How about being embarrassingly bad at job creation? That’s right. From January 2011 through January 2015, Louisiana under Jindal ranked 32nd in job creation with 5.4 percent growth over four years. Wisconsin under Walker ranked 35th, with 4.85 percent growth. New Jersey under Christie ranked 40th, with 4.15 percent growth. This compares with a national average of 8.21 percent.
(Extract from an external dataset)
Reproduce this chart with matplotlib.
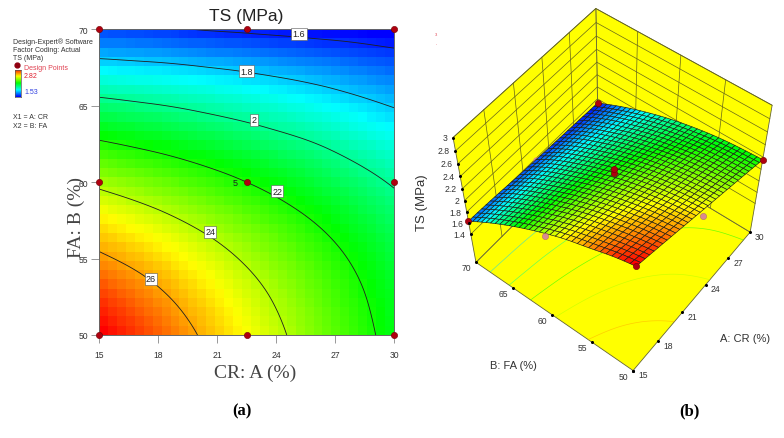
import numpy as np
import matplotlib
matplotlib.use("Agg")
import matplotlib.pyplot as plt
import matplotlib.tri as mtri
from matplotlib.colors import LinearSegmentedColormap
from mpl_toolkits.mplot3d import proj3d
from mpl_toolkits.mplot3d.art3d import Poly3DCollection

plt.rcParams["font.family"] = ["Liberation Sans", "DejaVu Sans"]

# values
cr_values = [15, 17.5, 20, 22.5, 25, 27.5, 30]
fa_values = [50, 52.5, 55, 57.5, 60, 62.5, 65, 67.5, 70]
ts_values = [
    [2.818, 2.710, 2.600, 2.490, 2.380, 2.270, 2.158],
    [2.733, 2.640, 2.545, 2.447, 2.347, 2.245, 2.140],
    [2.620, 2.550, 2.470, 2.385, 2.297, 2.205, 2.109],
    [2.511, 2.446, 2.377, 2.304, 2.226, 2.144, 2.057],
    [2.373, 2.319, 2.262, 2.200, 2.134, 2.063, 1.988],
    [2.216, 2.174, 2.128, 2.078, 2.025, 1.964, 1.900],
    [2.041, 2.011, 1.977, 1.938, 1.894, 1.846, 1.794],
    [1.848, 1.830, 1.807, 1.779, 1.747, 1.711, 1.670],
    [1.637, 1.623, 1.597, 1.578, 1.560, 1.545, 1.528],
]
contour_levels = [1.6, 1.8, 2.0, 2.2, 2.4, 2.6]
label_text = ["1.6", "1.8", "2", "22", "24", "26"]
label_cr = [25.16, 22.5, 22.87, 24.05, 20.64, 17.63]
label_fa = [69.7, 67.27, 64.07, 59.4, 56.74, 53.67]
design_cr = [15, 22.5, 30, 15, 22.5, 30, 15, 22.5, 30]
design_fa = [50, 50, 50, 60, 60, 60, 70, 70, 70]
cr_ticks = [15, 18, 21, 24, 27, 30]
fa_ticks = [50, 55, 60, 65, 70]
ts_ticks = [1.4, 1.6, 1.8, 2, 2.2, 2.4, 2.6, 2.8, 3]
point_cr = [15, 15, 30, 30, 22.5, 22.5]
point_fa = [50, 70, 50, 70, 60, 60]
point_ts = [2.82, 1.64, 2.16, 1.53, 2.20, 2.26]
under_cr = [22.5, 15]
under_fa = [50, 60]
under_ts = [2.38, 2.33]
hidden_cr = [22.5]
hidden_fa = [70]
hidden_ts = [1.57]

W, H = 784, 439
fig = plt.figure(figsize=(W / 100, H / 100), dpi=100)
cmap = LinearSegmentedColormap.from_list("de", ["#0000ff", "#00ffff", "#00ff00", "#ffff00", "#ff0000"])
VMIN, VMAX = 1.53, 2.82

gx, gy = np.meshgrid(cr_values, fa_values)
tri = mtri.Triangulation(gx.ravel(), gy.ravel())
smooth = mtri.CubicTriInterpolator(tri, np.array(ts_values).ravel(), kind="min_E")


def sample(nx, ny):
    xs = np.linspace(15 + 1e-6, 30 - 1e-6, nx)
    ys = np.linspace(50 + 1e-6, 70 - 1e-6, ny)
    xx, yy = np.meshgrid(xs, ys)
    return xx, yy, np.asarray(smooth(xx, yy))


# (a) contour plot
ax = fig.add_axes([99.3 / W, (H - 336) / H, 294.7 / W, 305.7 / H])
xx, yy, zz = sample(33, 33)
ax.imshow(zz, extent=(15, 30, 50, 70), origin="lower", aspect="auto", cmap=cmap, vmin=VMIN, vmax=VMAX,
          interpolation="nearest")
xx, yy, zz = sample(200, 200)
ax.contour(xx, yy, zz, levels=contour_levels, colors="#202020", linewidths=0.6)
for t, x, y in zip(label_text, label_cr, label_fa):
    ax.text(x, y, t, fontsize=6.5, ha="center", va="center", color="#222222",
            bbox=dict(boxstyle="square,pad=0.15", fc="white", ec="#555555", lw=0.4))
ax.plot(design_cr, design_fa, "o", color="#b00010", mec="#700000", mew=0.4, ms=4.5, clip_on=False, zorder=5)
ax.text(21.9, 60, "5", fontsize=6.5, ha="center", va="center", color="#222222")
ax.set_xlim(15, 30)
ax.set_ylim(50, 70)
ax.set_xticks(cr_ticks)
ax.set_yticks(fa_ticks)
ax.tick_params(length=5.5, width=0.6, color="#888888", labelsize=6.2, labelcolor="#333333")
ax.tick_params(axis="x", pad=5)
ax.tick_params(axis="y", pad=2.5)
for s in ax.spines.values():
    s.set_color("#666666")
    s.set_linewidth(0.7)

fig.text(246 / W, 1 - 17 / H, "TS (MPa)", fontsize=12.5, ha="center", va="center", color="#222222")
fig.text(255 / W, 1 - 373 / H, "CR: A (%)", fontsize=14, family="Liberation Serif", ha="center", va="center", color="#444444")
fig.text(76 / W, 1 - 217 / H, "FA: B (%)", fontsize=14, family="Liberation Serif", rotation=90, ha="center", va="center", color="#444444")
fig.text(242 / W, 1 - 411 / H, "(a)", fontsize=12, family="Liberation Serif", weight="bold", ha="center", va="center")
fig.text(689 / W, 1 - 411 / H, "(b)", fontsize=12, family="Liberation Serif", weight="bold", ha="center", va="center")

# legend block
for t, y in zip(["Design-Expert\u00ae Software", "Factor Coding: Actual", "TS (MPa)"], [42, 51, 59]):
    fig.text(13.5 / W, 1 - y / H, t, fontsize=5, va="center", color="#333333")
fig.text(24 / W, 1 - 68 / H, "Design Points", fontsize=5, va="center", color="#e04050")
fig.text(24 / W, 1 - 76 / H, "2.82", fontsize=5, va="center", color="#e02030")
fig.text(24 / W, 1 - 93 / H, "1.53", fontsize=5, va="center", color="#3040e0")
fig.text(13.5 / W, 1 - 118 / H, "X1 = A: CR", fontsize=5, va="center", color="#333333")
fig.text(13.5 / W, 1 - 127 / H, "X2 = B: FA", fontsize=5, va="center", color="#333333")
cax = fig.add_axes([15 / W, 1 - 98 / H, 6 / W, 27 / H])
cax.imshow(np.linspace(VMAX, VMIN, 64).reshape(-1, 1), aspect="auto", cmap=cmap, vmin=VMIN, vmax=VMAX)
cax.set_xticks([])
cax.set_yticks([])
for s in cax.spines.values():
    s.set_color("#555555")
    s.set_linewidth(0.5)
dax = fig.add_axes([14 / W, 1 - 69 / H, 6 / W, 6 / H])
dax.plot([0], [0], "o", color="#900010", ms=3.5)
dax.set_axis_off()
fig.text(436 / W, 1 - 35 / H, "3", fontsize=3, color="#e04050", ha="center", va="center")
fig.text(436 / W, 1 - 45 / H, "'", fontsize=3, color="#e04050", ha="center", va="center")

# (b) response surface, camera tuned to the corners in the picture
zf = 0.8565
ax3 = fig.add_axes([0.4, 0, 0.6, 1], projection="3d")
ax3.set_xlim(15, 30, view_margin=0)
ax3.set_ylim(50, 70, view_margin=0)
ax3.set_zlim(zf, 3, view_margin=0)
ax3.view_init(elev=53.382, azim=-142.360, roll=0)
ax3.set_proj_type("persp", focal_length=0.5828)
ax3.set_box_aspect((1, 0.9944, 0.9947), zoom=1)
vl = ax3.viewLim
scale, tx, ty = 1910.23, 614.39, 249.10
ax3.set_position([(tx + scale * vl.x0) / W, (ty + scale * vl.y0) / H, scale * vl.width / W, scale * vl.height / H])
ax3.set_axis_off()
ax3.computed_zorder = False

yellow = "#ffff00"
line = "#66661a"
walls = [
    [(15, 70, zf), (30, 70, zf), (30, 70, 3), (15, 70, 3)],
    [(30, 50, zf), (30, 70, zf), (30, 70, 3), (30, 50, 3)],
    [(15, 50, zf), (30, 50, zf), (30, 70, zf), (15, 70, zf)],
]
ax3.add_collection3d(Poly3DCollection(walls, facecolors=yellow, edgecolors="#666633", linewidths=0.6, zorder=1))
xx, yy, zz = sample(200, 200)
ax3.contour(xx, yy, zz, levels=contour_levels, cmap=cmap, vmin=VMIN, vmax=VMAX, zdir="z", offset=zf,
            linewidths=0.5, alpha=0.6, zorder=2)
for z in ts_ticks:
    ax3.plot([15, 30, 30], [70, 70, 50], [z, z, z], color=line, lw=0.5, zorder=3)
for x in cr_ticks[1:-1]:
    ax3.plot([x, x], [70, 70], [zf, 3], color=line, lw=0.5, zorder=3)
for y in fa_ticks[1:-1]:
    ax3.plot([30, 30], [y, y], [zf, 3], color=line, lw=0.5, zorder=3)

ax3.plot(hidden_cr, hidden_fa, hidden_ts, "o", color="#d98a90", ms=3.5, ls="none", zorder=4)
xx, yy, zz = sample(33, 33)
ax3.plot_surface(xx, yy, zz, facecolors=cmap((zz - VMIN) / (VMAX - VMIN)), rstride=1, cstride=1,
                 edgecolor="#1a1a1a", linewidth=0.45, shade=False, zorder=5)
ax3.plot(under_cr, under_fa, under_ts, "o", color="#d98a90", mec="#a06060", mew=0.3, ms=4.5, ls="none", zorder=6)
ax3.plot(point_cr, point_fa, point_ts, "o", color="#b00010", mec="#700000", mew=0.4, ms=4.5, ls="none", zorder=7)

# axis ticks and labels
ax3.plot([15] * len(fa_ticks), fa_ticks, [zf] * len(fa_ticks), "o", color="k", ms=1.2, ls="none", zorder=8)
ax3.plot(cr_ticks, [50] * len(cr_ticks), [zf] * len(cr_ticks), "o", color="k", ms=1.2, ls="none", zorder=8)
ax3.plot([15] * len(ts_ticks), [70] * len(ts_ticks), ts_ticks, "o", color="k", ms=1.2, ls="none", zorder=8)

M = ax3.get_proj()


def tick_label(text, x, y, z, dx, dy, ha="center"):
    px, py, _ = proj3d.proj_transform(x, y, z, M)
    ax3.annotate(text, (px, py), xytext=(dx, dy), textcoords="offset points", fontsize=6.2, ha=ha, va="center",
                 color="#333333", annotation_clip=False, zorder=9)


for x in cr_ticks:
    tick_label(str(x), x, 50, zf, 7, -3)
for y in fa_ticks:
    tick_label(str(y), 15, y, zf, -7, -4)
for z in ts_ticks:
    tick_label(f"{z:g}", 15, 70, z, -4, 0, ha="right")

for art in ax3.get_children():
    art.set_clip_on(False)

fig.text(745 / W, 1 - 339 / H, "A: CR (%)", fontsize=8, ha="center", va="center", color="#333333")
fig.text(513 / W, 1 - 366 / H, "B: FA (%)", fontsize=8, ha="center", va="center", color="#333333")
fig.text(422 / W, 1 - 203 / H, "TS (MPa)", fontsize=9.5, rotation=90, ha="center", va="center", color="#333333")

fig.savefig("out.png", dpi=100)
Ouch. And these are the guys who are—or were—supposed to be the GOP's rising stars. That's not all, either, as Paul Rosenberg shows:
It’s not just the embarrassing job-creation numbers, though that alone should be enough to disqualify the whole lot of them. New Jersey has just experienced its ninth bond downgrade under Christie, who may end up looking for a bridge to hide under. In Wisconsin, Walker, facing a two-year deficit that could go as high as $2 billion, has responded with $300 million in cuts for higher education, on top of billions in previous education cuts. Still, job creation was supposed to be Walker’s big thing—he promised to create 250,000 jobs in four years when he first ran in 2010, but came up short by more than 100,000 jobs. Making matters worse are the neighborhood comparisons. Wisconsin ranked between 29th and 41st in job growth over the last four years, the worst in the Midwest three of those years, and second worst the other. In fact, the state performed poorly on a whole host of indicators used by Bloomberg News, and suffers markedly in contrast with neighboring Minnesota, where progressive policies have that state’s economy recovering nicely.
Of course governors can only control so much, but when you're below the national average in job growth and suffering on a range of other measures, the problem might just be something about the policies you're pushing. Do we really want to see those policies applied to the nation as a whole?